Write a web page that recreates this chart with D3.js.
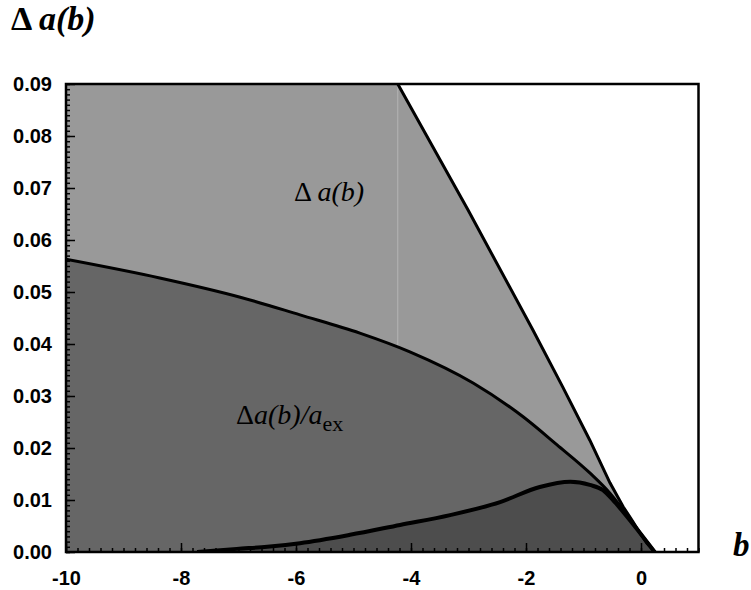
<!DOCTYPE html>
<html>
<head>
<meta charset="utf-8">
<script src="https://cdn.jsdelivr.net/npm/d3@7"></script>
<style>
  body { margin: 0; background: #fff; }
  svg { display: block; }
  .tick text { font-family: "Liberation Sans", Arial, sans-serif; font-weight: bold; font-size: 20px; fill: #000; }
  .lbl { font-family: "Liberation Serif", "Times New Roman", serif; fill: #000; }
</style>
</head>
<body>
<svg id="chart" width="751" height="590"></svg>
<script>
// outer line: Δa(b)
const outerB = [-4.23, -3.01, -1.88, -1.36, -0.89, -0.54, -0.31, -0.15, -0.02, 0.1, 0.24];
const outerA = [0.09, 0.0658, 0.0427, 0.0317, 0.0215, 0.0133, 0.0087, 0.006, 0.0037, 0.0017, 0];

// middle curve: Δa(b)/a_ex
const midB = [-10, -8.37, -6.97, -5.93, -4.89, -4.02, -2.92, -2.05, -1.46, -0.89, -0.54, -0.31, -0.02, 0.24];
const midA = [0.0563, 0.0527, 0.049, 0.0456, 0.0421, 0.0385, 0.0325, 0.026, 0.0206, 0.0152, 0.0113, 0.0081, 0.0037, 0];

// lower curve
const lowB = [-7.72, -7.03, -6.5, -5.93, -5.06, -4.19, -3.32, -2.45, -1.76, -1.23, -0.89, -0.66, -0.49, -0.31, -0.02, 0.24];
const lowA = [0, 0.0006, 0.001, 0.0017, 0.0033, 0.0052, 0.0071, 0.0096, 0.0125, 0.0135, 0.0129, 0.0119, 0.01, 0.0077, 0.0037, 0];

const xTicks = [-10, -8, -6, -4, -2, 0];
const yTicks = [0, 0.01, 0.02, 0.03, 0.04, 0.05, 0.06, 0.07, 0.08, 0.09];

const svg = d3.select("#chart");
const x = d3.scaleLinear().domain([-10, 1]).range([66, 698.5]);
const y = d3.scaleLinear().domain([0, 0.09]).range([552, 84]);

const zip = (bs, as) => bs.map((b, i) => [b, as[i]]);
const outer = zip(outerB, outerA);
const mid = zip(midB, midA);
const low = zip(lowB, lowA);

svg.append("defs").append("clipPath").attr("id", "clip")
  .append("rect").attr("x", 66).attr("y", 84).attr("width", 698.5 - 66).attr("height", 552 - 84);

const plot = svg.append("g").attr("clip-path", "url(#clip)");

const area = d3.area().x(d => x(d[0])).y0(y(0)).y1(d => y(d[1])).curve(d3.curveMonotoneX);
const line = d3.line().x(d => x(d[0])).y(d => y(d[1])).curve(d3.curveMonotoneX);
const areaLin = d3.area().x(d => x(d[0])).y0(y(0)).y1(d => y(d[1]));
const lineLin = d3.line().x(d => x(d[0])).y(d => y(d[1]));

// filled regions, light to dark
plot.append("path").datum([[-10, 0.09], ...outer]).attr("d", areaLin).attr("fill", "#999999");
plot.append("path").datum(mid).attr("d", area).attr("fill", "#666666");
plot.append("path").datum(low).attr("d", area).attr("fill", "#4d4d4d");

// faint seam in the light region
const seamA = d3.scaleLinear().domain(midB).range(midA)(outerB[0]);
plot.append("line")
  .attr("x1", x(outerB[0])).attr("x2", x(outerB[0]))
  .attr("y1", y(0.09)).attr("y2", y(seamA))
  .attr("stroke", "#b4b4b4").attr("stroke-width", 1);

plot.append("path").datum(outer).attr("d", lineLin).attr("fill", "none").attr("stroke", "#000").attr("stroke-width", 3);
plot.append("path").datum(mid).attr("d", line).attr("fill", "none").attr("stroke", "#000").attr("stroke-width", 3);
plot.append("path").datum(low).attr("d", line).attr("fill", "none").attr("stroke", "#000").attr("stroke-width", 4);

// axes, ticks pointing inward
const yMinor = d3.range(0, 0.0905, 0.001);
const xMinor = d3.range(-10, 1.01, 0.2);
const fmt = d => String(d);

svg.append("g").attr("transform", "translate(66,0)")
  .call(d3.axisLeft(y).tickValues(yMinor).tickSize(-4).tickFormat(""))
  .call(g => g.select(".domain").remove());
svg.append("g").attr("transform", "translate(66,0)")
  .call(d3.axisLeft(y).tickValues(yTicks).tickSize(-9).tickPadding(14).tickFormat(d3.format(".2f")))
  .call(g => g.select(".domain").remove());

svg.append("g").attr("transform", "translate(0,552)")
  .call(d3.axisBottom(x).tickValues(xMinor).tickSize(-4).tickFormat(""))
  .call(g => g.select(".domain").remove());
svg.append("g").attr("transform", "translate(0,552)")
  .call(d3.axisBottom(x).tickValues(xTicks).tickSize(-9).tickPadding(19).tickFormat(fmt))
  .call(g => g.select(".domain").remove());

svg.selectAll(".tick line").attr("stroke", "#000").attr("stroke-width", 1.5);

svg.append("rect")
  .attr("x", 66).attr("y", 84).attr("width", 698.5 - 66).attr("height", 552 - 84)
  .attr("fill", "none").attr("stroke", "#000").attr("stroke-width", 2.5);

// labels
const t1 = svg.append("text").attr("class", "lbl").attr("x", 11).attr("y", 30)
  .attr("font-size", 34).attr("font-weight", "bold");
t1.append("tspan").text("Δ ");
t1.append("tspan").attr("font-style", "italic").text("a(b)");

svg.append("text").attr("class", "lbl").attr("x", 733).attr("y", 556)
  .attr("font-size", 33).attr("font-weight", "bold").attr("font-style", "italic").text("b");

const t2 = svg.append("text").attr("class", "lbl").attr("x", 294).attr("y", 201).attr("font-size", 28);
t2.append("tspan").text("Δ ");
t2.append("tspan").attr("font-style", "italic").text("a(b)");

const t3 = svg.append("text").attr("class", "lbl").attr("x", 236).attr("y", 424).attr("font-size", 28);
t3.append("tspan").text("Δ");
t3.append("tspan").attr("font-style", "italic").text("a(b)/a");
t3.append("tspan").attr("dy", 7).attr("font-size", 22).text("ex");
</script>
</body>
</html>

|---|

# Exercise details
Pull out every line in the data above that has the word "chart".

# Full answer
Write a web page that recreates this chart with D3.js.
<svg id="chart" width="751" height="590"></svg>
const svg = d3.select("#chart");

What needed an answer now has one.